In Through The Out Door - Led Zeppelin - album review

It seems to have become the received wisdom that In Through The Out Door, Led Zeppelin's last real studio album, released in 1979, is a downbeat postscript to their glittering career. However, a closer listen reveals that this is quite a strong record.

In revisiting the album, I found myself slightly afraid to poke my head in, for fear that I would be confronted with sad thoughts of an era coming to an end with a whimper. However, I was pleasantly surprised to discover how vibrant it is.  It is arguably more consistent and convincing than Presence, a patchy work which was redeemed in large part by the coruscating "Achilles Last Stand".

In Through The Out Door has a modernistic flavour, largely by virtue of the heavy use of keyboards and a warm and clear production. The sound points towards where Zeppelin music might have ventured during the 1980s. "In The Evening" embodies these sentiments, and in keeping with much of the album, it exudes confidence and no little ebullience.

In fact, most of the songs here have an energy, belief and confidence which belies the record's traditional reputation. "South Bound Suarez" is likeable if lightweight, and much the same might be said of "Fool In The Rain" and "Hot Dog". To me, these tracks represent an advance on the torpor which characterized parts of Presence.  There is some zest in the rootsier numbers, and the guys sound like they enjoyed making these recordings.

"Carouselambra" mines similar territory to "In The Evening", except that it is more keyboard-intensive. It reminds me somewhat of late 70s/early 80s Genesis.  My gripes are that it goes on too long, and occasionally the keyboards threaten to drown out Robert Plant's vocals.
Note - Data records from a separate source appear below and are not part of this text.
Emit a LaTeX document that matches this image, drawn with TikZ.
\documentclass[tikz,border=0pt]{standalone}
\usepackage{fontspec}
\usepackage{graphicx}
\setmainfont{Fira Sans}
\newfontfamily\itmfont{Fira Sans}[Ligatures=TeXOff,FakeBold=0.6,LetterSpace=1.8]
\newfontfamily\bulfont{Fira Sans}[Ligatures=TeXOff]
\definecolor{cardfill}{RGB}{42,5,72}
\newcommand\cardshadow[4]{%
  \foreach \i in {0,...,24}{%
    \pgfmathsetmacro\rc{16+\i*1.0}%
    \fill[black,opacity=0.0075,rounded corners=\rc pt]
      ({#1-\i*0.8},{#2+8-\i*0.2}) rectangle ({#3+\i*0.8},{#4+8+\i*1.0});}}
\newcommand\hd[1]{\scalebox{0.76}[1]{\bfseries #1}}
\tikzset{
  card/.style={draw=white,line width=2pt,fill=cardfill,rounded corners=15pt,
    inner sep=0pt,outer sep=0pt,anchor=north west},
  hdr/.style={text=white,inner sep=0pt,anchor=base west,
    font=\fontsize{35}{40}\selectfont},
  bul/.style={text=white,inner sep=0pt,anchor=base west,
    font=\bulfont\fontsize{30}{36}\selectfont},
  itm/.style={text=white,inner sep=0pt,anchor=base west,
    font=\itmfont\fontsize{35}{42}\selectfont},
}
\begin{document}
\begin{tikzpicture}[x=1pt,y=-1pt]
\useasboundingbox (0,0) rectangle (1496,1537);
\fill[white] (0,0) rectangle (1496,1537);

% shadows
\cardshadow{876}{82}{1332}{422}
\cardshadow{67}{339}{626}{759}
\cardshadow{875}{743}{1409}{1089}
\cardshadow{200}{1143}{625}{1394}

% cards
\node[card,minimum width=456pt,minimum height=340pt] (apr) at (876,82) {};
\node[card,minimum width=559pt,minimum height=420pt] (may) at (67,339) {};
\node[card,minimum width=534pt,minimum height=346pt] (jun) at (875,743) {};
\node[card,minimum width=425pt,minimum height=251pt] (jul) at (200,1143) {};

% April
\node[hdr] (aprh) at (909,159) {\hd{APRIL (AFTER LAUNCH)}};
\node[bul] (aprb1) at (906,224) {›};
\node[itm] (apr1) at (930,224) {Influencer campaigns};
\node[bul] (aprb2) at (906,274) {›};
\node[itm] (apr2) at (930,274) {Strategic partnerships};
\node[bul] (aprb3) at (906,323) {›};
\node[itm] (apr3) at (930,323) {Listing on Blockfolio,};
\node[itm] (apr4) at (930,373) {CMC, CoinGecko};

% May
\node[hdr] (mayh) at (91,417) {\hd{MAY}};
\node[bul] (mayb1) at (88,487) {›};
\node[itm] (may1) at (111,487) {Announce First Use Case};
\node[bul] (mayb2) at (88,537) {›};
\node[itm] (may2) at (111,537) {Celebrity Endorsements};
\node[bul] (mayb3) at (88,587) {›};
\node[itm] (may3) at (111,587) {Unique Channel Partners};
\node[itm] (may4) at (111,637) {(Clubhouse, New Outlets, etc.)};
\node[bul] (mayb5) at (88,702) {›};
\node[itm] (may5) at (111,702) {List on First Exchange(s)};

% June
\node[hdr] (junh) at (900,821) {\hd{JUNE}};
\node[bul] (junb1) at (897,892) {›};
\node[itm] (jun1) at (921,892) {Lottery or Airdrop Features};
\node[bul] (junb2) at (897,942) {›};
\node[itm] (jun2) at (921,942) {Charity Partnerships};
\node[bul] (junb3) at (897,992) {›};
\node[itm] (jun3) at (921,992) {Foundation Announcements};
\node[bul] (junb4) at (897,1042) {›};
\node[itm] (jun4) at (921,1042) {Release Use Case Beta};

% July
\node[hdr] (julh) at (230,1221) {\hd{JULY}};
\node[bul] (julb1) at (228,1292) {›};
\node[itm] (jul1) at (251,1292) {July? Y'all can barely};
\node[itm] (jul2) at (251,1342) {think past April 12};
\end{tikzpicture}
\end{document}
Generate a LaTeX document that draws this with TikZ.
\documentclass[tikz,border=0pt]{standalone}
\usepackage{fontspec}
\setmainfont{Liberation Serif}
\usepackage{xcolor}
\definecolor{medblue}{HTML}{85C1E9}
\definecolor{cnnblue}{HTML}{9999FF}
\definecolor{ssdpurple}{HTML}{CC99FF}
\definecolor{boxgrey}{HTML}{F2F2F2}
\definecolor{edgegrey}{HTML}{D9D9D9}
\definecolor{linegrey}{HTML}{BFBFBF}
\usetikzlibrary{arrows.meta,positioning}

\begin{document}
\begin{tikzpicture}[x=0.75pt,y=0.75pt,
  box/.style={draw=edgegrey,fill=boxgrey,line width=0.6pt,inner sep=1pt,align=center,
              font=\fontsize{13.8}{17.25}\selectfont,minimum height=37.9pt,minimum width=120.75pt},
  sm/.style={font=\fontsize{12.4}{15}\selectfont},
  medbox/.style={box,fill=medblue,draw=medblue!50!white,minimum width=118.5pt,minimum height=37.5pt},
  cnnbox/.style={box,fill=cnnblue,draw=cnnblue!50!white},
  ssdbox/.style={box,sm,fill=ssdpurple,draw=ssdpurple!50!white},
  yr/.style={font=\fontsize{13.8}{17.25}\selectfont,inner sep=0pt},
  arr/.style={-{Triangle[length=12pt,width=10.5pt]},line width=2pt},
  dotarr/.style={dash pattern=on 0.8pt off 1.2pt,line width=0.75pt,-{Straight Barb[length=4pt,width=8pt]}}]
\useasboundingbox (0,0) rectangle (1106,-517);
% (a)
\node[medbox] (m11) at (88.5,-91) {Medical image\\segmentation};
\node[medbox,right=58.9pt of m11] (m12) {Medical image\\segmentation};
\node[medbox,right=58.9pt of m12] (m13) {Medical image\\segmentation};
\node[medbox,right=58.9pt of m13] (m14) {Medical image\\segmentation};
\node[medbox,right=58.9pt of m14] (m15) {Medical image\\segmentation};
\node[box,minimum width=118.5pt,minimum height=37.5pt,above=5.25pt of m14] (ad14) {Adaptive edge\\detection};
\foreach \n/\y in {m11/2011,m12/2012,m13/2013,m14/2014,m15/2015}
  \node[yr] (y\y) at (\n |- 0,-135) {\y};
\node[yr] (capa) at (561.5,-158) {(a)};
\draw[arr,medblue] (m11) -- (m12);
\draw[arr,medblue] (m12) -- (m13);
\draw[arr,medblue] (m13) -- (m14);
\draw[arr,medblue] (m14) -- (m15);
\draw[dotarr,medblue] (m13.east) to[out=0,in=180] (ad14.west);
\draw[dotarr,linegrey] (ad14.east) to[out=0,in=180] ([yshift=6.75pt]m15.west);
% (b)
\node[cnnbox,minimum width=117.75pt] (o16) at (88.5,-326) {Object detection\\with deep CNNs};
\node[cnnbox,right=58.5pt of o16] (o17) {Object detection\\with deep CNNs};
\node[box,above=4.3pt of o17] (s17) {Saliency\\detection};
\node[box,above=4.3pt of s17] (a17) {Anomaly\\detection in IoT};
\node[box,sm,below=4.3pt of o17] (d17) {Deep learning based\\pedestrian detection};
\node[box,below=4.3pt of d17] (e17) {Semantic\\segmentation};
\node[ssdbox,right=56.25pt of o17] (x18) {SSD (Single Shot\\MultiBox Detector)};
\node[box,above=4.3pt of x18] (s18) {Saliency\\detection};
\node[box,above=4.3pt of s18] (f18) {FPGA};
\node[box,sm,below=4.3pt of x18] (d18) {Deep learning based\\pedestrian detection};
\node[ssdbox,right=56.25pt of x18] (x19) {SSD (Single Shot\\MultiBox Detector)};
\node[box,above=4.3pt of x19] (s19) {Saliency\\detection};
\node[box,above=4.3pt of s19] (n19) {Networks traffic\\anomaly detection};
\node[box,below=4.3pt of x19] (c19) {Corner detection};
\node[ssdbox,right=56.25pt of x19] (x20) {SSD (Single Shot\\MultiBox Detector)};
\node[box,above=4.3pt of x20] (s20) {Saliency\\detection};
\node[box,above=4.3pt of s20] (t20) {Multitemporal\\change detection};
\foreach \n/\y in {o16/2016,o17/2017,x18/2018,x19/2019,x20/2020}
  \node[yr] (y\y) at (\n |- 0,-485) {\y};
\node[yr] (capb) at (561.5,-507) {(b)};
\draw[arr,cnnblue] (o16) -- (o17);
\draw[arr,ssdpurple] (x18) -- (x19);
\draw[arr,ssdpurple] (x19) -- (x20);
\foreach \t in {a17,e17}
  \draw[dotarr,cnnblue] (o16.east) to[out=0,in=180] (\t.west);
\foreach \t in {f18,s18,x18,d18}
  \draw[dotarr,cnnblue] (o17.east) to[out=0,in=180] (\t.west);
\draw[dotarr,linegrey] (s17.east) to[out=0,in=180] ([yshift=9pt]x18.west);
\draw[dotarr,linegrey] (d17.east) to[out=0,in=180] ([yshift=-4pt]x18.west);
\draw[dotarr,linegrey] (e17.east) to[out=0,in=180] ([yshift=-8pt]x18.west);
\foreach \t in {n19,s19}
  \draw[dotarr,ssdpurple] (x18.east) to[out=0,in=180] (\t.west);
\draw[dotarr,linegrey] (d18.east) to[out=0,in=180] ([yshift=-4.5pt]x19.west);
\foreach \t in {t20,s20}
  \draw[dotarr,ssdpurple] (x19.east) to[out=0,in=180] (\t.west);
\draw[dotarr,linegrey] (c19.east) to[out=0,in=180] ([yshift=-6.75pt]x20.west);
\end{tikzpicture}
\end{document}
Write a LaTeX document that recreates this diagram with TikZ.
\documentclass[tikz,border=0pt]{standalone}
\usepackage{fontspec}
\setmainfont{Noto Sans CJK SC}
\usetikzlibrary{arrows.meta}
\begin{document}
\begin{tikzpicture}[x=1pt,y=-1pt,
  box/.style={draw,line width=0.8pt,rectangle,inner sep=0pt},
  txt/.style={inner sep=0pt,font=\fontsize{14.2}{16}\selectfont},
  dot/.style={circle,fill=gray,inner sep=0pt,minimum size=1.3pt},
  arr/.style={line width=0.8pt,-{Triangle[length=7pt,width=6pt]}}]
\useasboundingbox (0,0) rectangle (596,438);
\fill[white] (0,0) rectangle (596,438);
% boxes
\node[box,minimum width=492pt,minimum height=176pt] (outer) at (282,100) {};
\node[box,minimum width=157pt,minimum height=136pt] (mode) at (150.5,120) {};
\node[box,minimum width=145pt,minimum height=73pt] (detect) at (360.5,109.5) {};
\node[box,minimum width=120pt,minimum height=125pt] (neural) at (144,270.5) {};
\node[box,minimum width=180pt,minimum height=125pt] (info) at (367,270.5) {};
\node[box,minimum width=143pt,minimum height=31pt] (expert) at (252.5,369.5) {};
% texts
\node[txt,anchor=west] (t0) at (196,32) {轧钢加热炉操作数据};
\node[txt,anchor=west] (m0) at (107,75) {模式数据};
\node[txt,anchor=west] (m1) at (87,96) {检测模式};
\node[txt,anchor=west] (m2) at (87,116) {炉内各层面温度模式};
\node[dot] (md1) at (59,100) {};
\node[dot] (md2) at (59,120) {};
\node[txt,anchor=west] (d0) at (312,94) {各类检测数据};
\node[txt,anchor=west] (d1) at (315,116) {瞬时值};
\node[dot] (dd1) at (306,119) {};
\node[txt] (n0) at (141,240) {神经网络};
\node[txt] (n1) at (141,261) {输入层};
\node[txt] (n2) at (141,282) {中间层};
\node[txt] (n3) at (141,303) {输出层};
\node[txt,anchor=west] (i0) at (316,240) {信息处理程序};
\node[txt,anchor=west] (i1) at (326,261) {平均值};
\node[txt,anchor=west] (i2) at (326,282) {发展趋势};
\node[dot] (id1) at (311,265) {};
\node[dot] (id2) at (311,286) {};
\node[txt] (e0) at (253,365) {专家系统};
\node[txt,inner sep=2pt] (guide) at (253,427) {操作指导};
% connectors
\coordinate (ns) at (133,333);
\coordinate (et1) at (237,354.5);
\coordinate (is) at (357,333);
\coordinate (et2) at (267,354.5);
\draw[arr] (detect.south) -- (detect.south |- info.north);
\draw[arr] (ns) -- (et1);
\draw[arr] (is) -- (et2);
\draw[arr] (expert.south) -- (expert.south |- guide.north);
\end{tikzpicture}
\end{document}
Again, this is a hint of where the band might have been heading sonically and stylistically...

"All My Love" is a strong and emotive song, very personal for Robert Plant, and in feel it anticipates some of his later solo material. My feeling is that the songs, melodies and arrangements are good. The ideas were there, and some thought and time was clearly devoted to them.

"I'm Gonna Crawl" possesses a kind of cinematic grandeur (heightened again by those keyboards), as well as bluesy charm. A classy way to round off what was to be the group's final proper album.

The impression is that Robert Plant and John Paul Jones dominated things creatively, and the relative absence of guitar pyrotechnics is conspicuous.So, on reflection, this is a fine album, albeit not a traditional Led Zeppelin one.